What this task involves: Without including any pictures, write out the listing below exactly.

** begin Record excerpts **

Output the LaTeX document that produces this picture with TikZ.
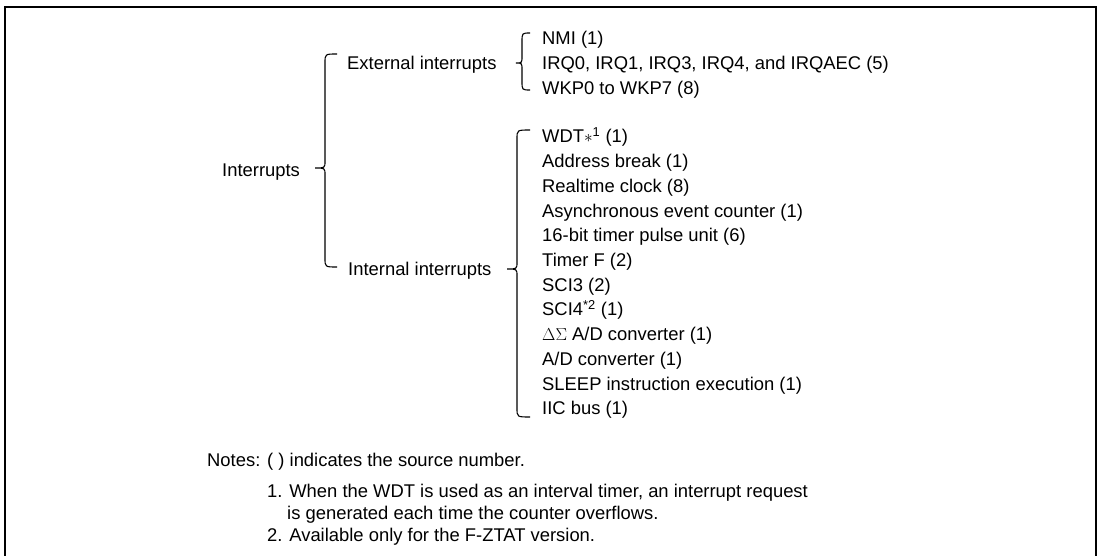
\documentclass[tikz,border=0pt]{standalone}
\usepackage{fontspec}
\setmainfont{Liberation Sans}
\newcommand\mybrace[6]{%
  \draw[brc] (#1,#4) .. controls (#2,#4) .. (#2,#4+9) -- (#2,#5-7)
    .. controls (#2,#5) .. (#3,#5) .. controls (#2,#5) .. (#2,#5+7)
    -- (#2,#6-9) .. controls (#2,#6) .. (#1,#6);}
\begin{document}
\begin{tikzpicture}[x=1pt,y=-1pt,
  lbl/.style={anchor=base west, inner sep=0pt, font=\fontsize{18.4}{22}\selectfont},
  brc/.style={line width=1.1pt},
  frm/.style={line width=2.2pt}]
\useasboundingbox (0,0) rectangle (1099,556);
\draw[frm] (5,556) -- (5,7) -- (1096,7) -- (1096,556);
% level labels
\node[lbl] (int) at (222,177) {Interrupts};
\node[lbl] (ext) at (347,70) {External interrupts};
\node[lbl] (inn) at (348,275) {Internal interrupts};
% braces
\mybrace{337}{325}{315}{54}{168}{267}
\mybrace{530}{522}{516}{33}{63}{90}
\mybrace{530}{517}{507}{130}{269}{417}
% external items
\node[lbl] (e1) at (542,45) {NMI (1)};
\node[lbl] (e2) at (542,70) {IRQ0, IRQ1, IRQ3, IRQ4, and IRQAEC (5)};
\node[lbl] (e3) at (542,95) {WKP0 to WKP7 (8)};
% internal items
\node[lbl] (i1) at (542,143.0) {WDT$\ast$\textsuperscript{1} (1)};
\node[lbl] (i2) at (542,167.7) {Address break (1)};
\node[lbl] (i3) at (542,192.4) {Realtime clock (8)};
\node[lbl] (i4) at (542,217.1) {Asynchronous event counter (1)};
\node[lbl] (i5) at (542,241.8) {16-bit timer pulse unit (6)};
\node[lbl] (i6) at (542,266.5) {Timer F (2)};
\node[lbl] (i7) at (542,291.2) {SCI3 (2)};
\node[lbl] (i8) at (542,315.9) {SCI4\textsuperscript{*2} (1)};
\node[lbl] (i9) at (542,340.6) {$\Delta\Sigma$ A/D converter (1)};
\node[lbl] (i10) at (542,365.3) {A/D converter (1)};
\node[lbl] (i11) at (542,390.0) {SLEEP instruction execution (1)};
\node[lbl] (i12) at (542,414.7) {IIC bus (1)};
% notes
\node[lbl] (n0) at (207,466) {Notes: ( ) indicates the source number.};
\node[lbl] (n1) at (267,497) {1. When the WDT is used as an interval timer, an interrupt request};
\node[lbl] (n1b) at (287,519) {is generated each time the counter overflows.};
\node[lbl] (n2) at (267,541) {2. Available only for the F-ZTAT version.};
\end{tikzpicture}
\end{document}
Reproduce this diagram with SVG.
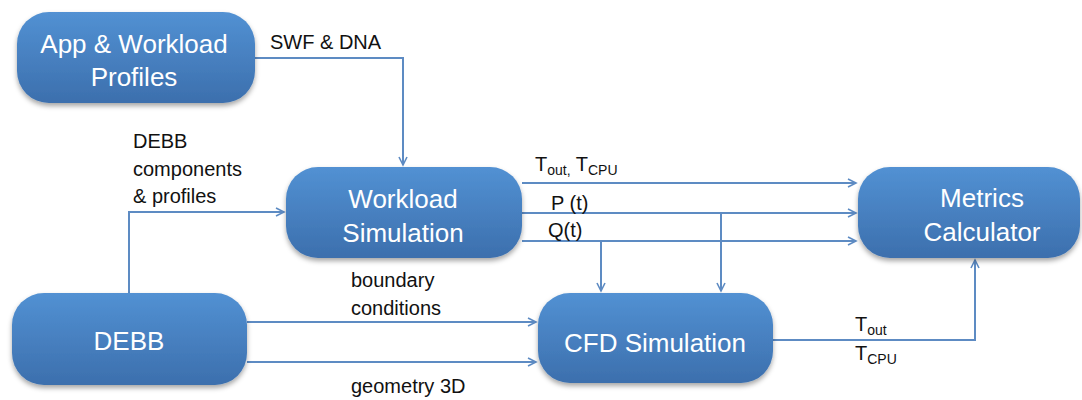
<svg xmlns="http://www.w3.org/2000/svg" width="1082" height="400" viewBox="0 0 1082 400">
<defs>
<linearGradient id="g" x1="0" y1="0" x2="0" y2="1">
<stop offset="0" stop-color="#5291d3"/>
<stop offset="1" stop-color="#3c6fad"/>
</linearGradient>
<filter id="sh" x="-10%" y="-10%" width="120%" height="130%">
<feDropShadow dx="0" dy="3" stdDeviation="2.5" flood-color="#000" flood-opacity="0.35"/>
</filter>
<marker id="ar" markerUnits="userSpaceOnUse" markerWidth="12" markerHeight="12" refX="9" refY="5" orient="auto" viewBox="0 0 12 10">
<path d="M1,1 L9,5 L1,9" fill="none" stroke="#5d8bc3" stroke-width="1.6"/>
</marker>
<style>
.box{fill:url(#g);filter:url(#sh)}
.bt{font-family:"Liberation Sans",Arial,sans-serif;font-size:26px;fill:#fff;text-anchor:middle}
.lb{font-family:"Liberation Sans",Arial,sans-serif;font-size:20px;fill:#111}
.sub{font-size:14px}
.c{fill:none;stroke:#5d8bc3;stroke-width:2}
</style>
</defs>
<g id="connectors">
<path class="c" d="M255,58 H403 V165" marker-end="url(#ar)"/>
<path class="c" d="M129,293 V212 H284" marker-end="url(#ar)"/>
<path class="c" d="M522,183 H856" marker-end="url(#ar)"/>
<path class="c" d="M522,213 H856" marker-end="url(#ar)"/>
<path class="c" d="M522,241 H856" marker-end="url(#ar)"/>
<path class="c" d="M601,241 V291" marker-end="url(#ar)"/>
<path class="c" d="M721,213 V291" marker-end="url(#ar)"/>
<path class="c" d="M247,322 H536" marker-end="url(#ar)"/>
<path class="c" d="M247,362 H536" marker-end="url(#ar)"/>
<path class="c" d="M773,340 H975 V260" marker-end="url(#ar)"/>
<text class="lb" x="270" y="49">SWF &amp; DNA</text>
<text class="lb" x="133" y="148">DEBB</text>
<text class="lb" x="133" y="176">components</text>
<text class="lb" x="133" y="203">&amp; profiles</text>
<text class="lb" x="535" y="171">T<tspan class="sub" dy="4">out,</tspan><tspan dy="-4"> T</tspan><tspan class="sub" dy="4">CPU</tspan></text>
<text class="lb" x="551" y="210">P (t)</text>
<text class="lb" x="548" y="237">Q(t)</text>
<text class="lb" x="351" y="287">boundary</text>
<text class="lb" x="351" y="315">conditions</text>
<text class="lb" x="351" y="393">geometry 3D</text>
<text class="lb" x="855" y="331">T<tspan class="sub" dy="4">out</tspan></text>
<text class="lb" x="855" y="360">T<tspan class="sub" dy="4">CPU</tspan></text>
</g>
<g id="app">
<rect class="box" x="17" y="12" width="238" height="91" rx="32"/>
<text class="bt" x="134" y="53">App &amp; Workload</text>
<text class="bt" x="134" y="86">Profiles</text>
</g>
<g id="workload">
<rect class="box" x="286" y="167" width="236" height="91" rx="32"/>
<text class="bt" x="403" y="208">Workload</text>
<text class="bt" x="403" y="242">Simulation</text>
</g>
<g id="metrics">
<rect class="box" x="858" y="167" width="222" height="91" rx="32"/>
<text class="bt" x="982" y="207">Metrics</text>
<text class="bt" x="982" y="241">Calculator</text>
</g>
<g id="debb">
<rect class="box" x="12" y="293" width="235" height="92" rx="32"/>
<text class="bt" x="129" y="350">DEBB</text>
</g>
<g id="cfd">
<rect class="box" x="538" y="293" width="235" height="90" rx="32"/>
<text class="bt" x="655" y="352">CFD Simulation</text>
</g>
</svg>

** end Record excerpts **

Worked solution:
Output the LaTeX document that produces this picture with TikZ.
\documentclass[tikz,border=0pt]{standalone}
\usepackage{fontspec}
\setmainfont{Liberation Sans}
\newcommand\mybrace[6]{%
  \draw[brc] (#1,#4) .. controls (#2,#4) .. (#2,#4+9) -- (#2,#5-7)
    .. controls (#2,#5) .. (#3,#5) .. controls (#2,#5) .. (#2,#5+7)
    -- (#2,#6-9) .. controls (#2,#6) .. (#1,#6);}
\begin{document}
\begin{tikzpicture}[x=1pt,y=-1pt,
  lbl/.style={anchor=base west, inner sep=0pt, font=\fontsize{18.4}{22}\selectfont},
  brc/.style={line width=1.1pt},
  frm/.style={line width=2.2pt}]
\useasboundingbox (0,0) rectangle (1099,556);
\draw[frm] (5,556) -- (5,7) -- (1096,7) -- (1096,556);
% level labels
\node[lbl] (int) at (222,177) {Interrupts};
\node[lbl] (ext) at (347,70) {External interrupts};
\node[lbl] (inn) at (348,275) {Internal interrupts};
% braces
\mybrace{337}{325}{315}{54}{168}{267}
\mybrace{530}{522}{516}{33}{63}{90}
\mybrace{530}{517}{507}{130}{269}{417}
% external items
\node[lbl] (e1) at (542,45) {NMI (1)};
\node[lbl] (e2) at (542,70) {IRQ0, IRQ1, IRQ3, IRQ4, and IRQAEC (5)};
\node[lbl] (e3) at (542,95) {WKP0 to WKP7 (8)};
% internal items
\node[lbl] (i1) at (542,143.0) {WDT$\ast$\textsuperscript{1} (1)};
\node[lbl] (i2) at (542,167.7) {Address break (1)};
\node[lbl] (i3) at (542,192.4) {Realtime clock (8)};
\node[lbl] (i4) at (542,217.1) {Asynchronous event counter (1)};
\node[lbl] (i5) at (542,241.8) {16-bit timer pulse unit (6)};
\node[lbl] (i6) at (542,266.5) {Timer F (2)};
\node[lbl] (i7) at (542,291.2) {SCI3 (2)};
\node[lbl] (i8) at (542,315.9) {SCI4\textsuperscript{*2} (1)};
\node[lbl] (i9) at (542,340.6) {$\Delta\Sigma$ A/D converter (1)};
\node[lbl] (i10) at (542,365.3) {A/D converter (1)};
\node[lbl] (i11) at (542,390.0) {SLEEP instruction execution (1)};
\node[lbl] (i12) at (542,414.7) {IIC bus (1)};
% notes
\node[lbl] (n0) at (207,466) {Notes: ( ) indicates the source number.};
\node[lbl] (n1) at (267,497) {1. When the WDT is used as an interval timer, an interrupt request};
\node[lbl] (n1b) at (287,519) {is generated each time the counter overflows.};
\node[lbl] (n2) at (267,541) {2. Available only for the F-ZTAT version.};
\end{tikzpicture}
\end{document}
Reproduce this diagram with SVG.
<svg xmlns="http://www.w3.org/2000/svg" width="1082" height="400" viewBox="0 0 1082 400">
<defs>
<linearGradient id="g" x1="0" y1="0" x2="0" y2="1">
<stop offset="0" stop-color="#5291d3"/>
<stop offset="1" stop-color="#3c6fad"/>
</linearGradient>
<filter id="sh" x="-10%" y="-10%" width="120%" height="130%">
<feDropShadow dx="0" dy="3" stdDeviation="2.5" flood-color="#000" flood-opacity="0.35"/>
</filter>
<marker id="ar" markerUnits="userSpaceOnUse" markerWidth="12" markerHeight="12" refX="9" refY="5" orient="auto" viewBox="0 0 12 10">
<path d="M1,1 L9,5 L1,9" fill="none" stroke="#5d8bc3" stroke-width="1.6"/>
</marker>
<style>
.box{fill:url(#g);filter:url(#sh)}
.bt{font-family:"Liberation Sans",Arial,sans-serif;font-size:26px;fill:#fff;text-anchor:middle}
.lb{font-family:"Liberation Sans",Arial,sans-serif;font-size:20px;fill:#111}
.sub{font-size:14px}
.c{fill:none;stroke:#5d8bc3;stroke-width:2}
</style>
</defs>
<g id="connectors">
<path class="c" d="M255,58 H403 V165" marker-end="url(#ar)"/>
<path class="c" d="M129,293 V212 H284" marker-end="url(#ar)"/>
<path class="c" d="M522,183 H856" marker-end="url(#ar)"/>
<path class="c" d="M522,213 H856" marker-end="url(#ar)"/>
<path class="c" d="M522,241 H856" marker-end="url(#ar)"/>
<path class="c" d="M601,241 V291" marker-end="url(#ar)"/>
<path class="c" d="M721,213 V291" marker-end="url(#ar)"/>
<path class="c" d="M247,322 H536" marker-end="url(#ar)"/>
<path class="c" d="M247,362 H536" marker-end="url(#ar)"/>
<path class="c" d="M773,340 H975 V260" marker-end="url(#ar)"/>
<text class="lb" x="270" y="49">SWF &amp; DNA</text>
<text class="lb" x="133" y="148">DEBB</text>
<text class="lb" x="133" y="176">components</text>
<text class="lb" x="133" y="203">&amp; profiles</text>
<text class="lb" x="535" y="171">T<tspan class="sub" dy="4">out,</tspan><tspan dy="-4"> T</tspan><tspan class="sub" dy="4">CPU</tspan></text>
<text class="lb" x="551" y="210">P (t)</text>
<text class="lb" x="548" y="237">Q(t)</text>
<text class="lb" x="351" y="287">boundary</text>
<text class="lb" x="351" y="315">conditions</text>
<text class="lb" x="351" y="393">geometry 3D</text>
<text class="lb" x="855" y="331">T<tspan class="sub" dy="4">out</tspan></text>
<text class="lb" x="855" y="360">T<tspan class="sub" dy="4">CPU</tspan></text>
</g>
<g id="app">
<rect class="box" x="17" y="12" width="238" height="91" rx="32"/>
<text class="bt" x="134" y="53">App &amp; Workload</text>
<text class="bt" x="134" y="86">Profiles</text>
</g>
<g id="workload">
<rect class="box" x="286" y="167" width="236" height="91" rx="32"/>
<text class="bt" x="403" y="208">Workload</text>
<text class="bt" x="403" y="242">Simulation</text>
</g>
<g id="metrics">
<rect class="box" x="858" y="167" width="222" height="91" rx="32"/>
<text class="bt" x="982" y="207">Metrics</text>
<text class="bt" x="982" y="241">Calculator</text>
</g>
<g id="debb">
<rect class="box" x="12" y="293" width="235" height="92" rx="32"/>
<text class="bt" x="129" y="350">DEBB</text>
</g>
<g id="cfd">
<rect class="box" x="538" y="293" width="235" height="90" rx="32"/>
<text class="bt" x="655" y="352">CFD Simulation</text>
</g>
</svg>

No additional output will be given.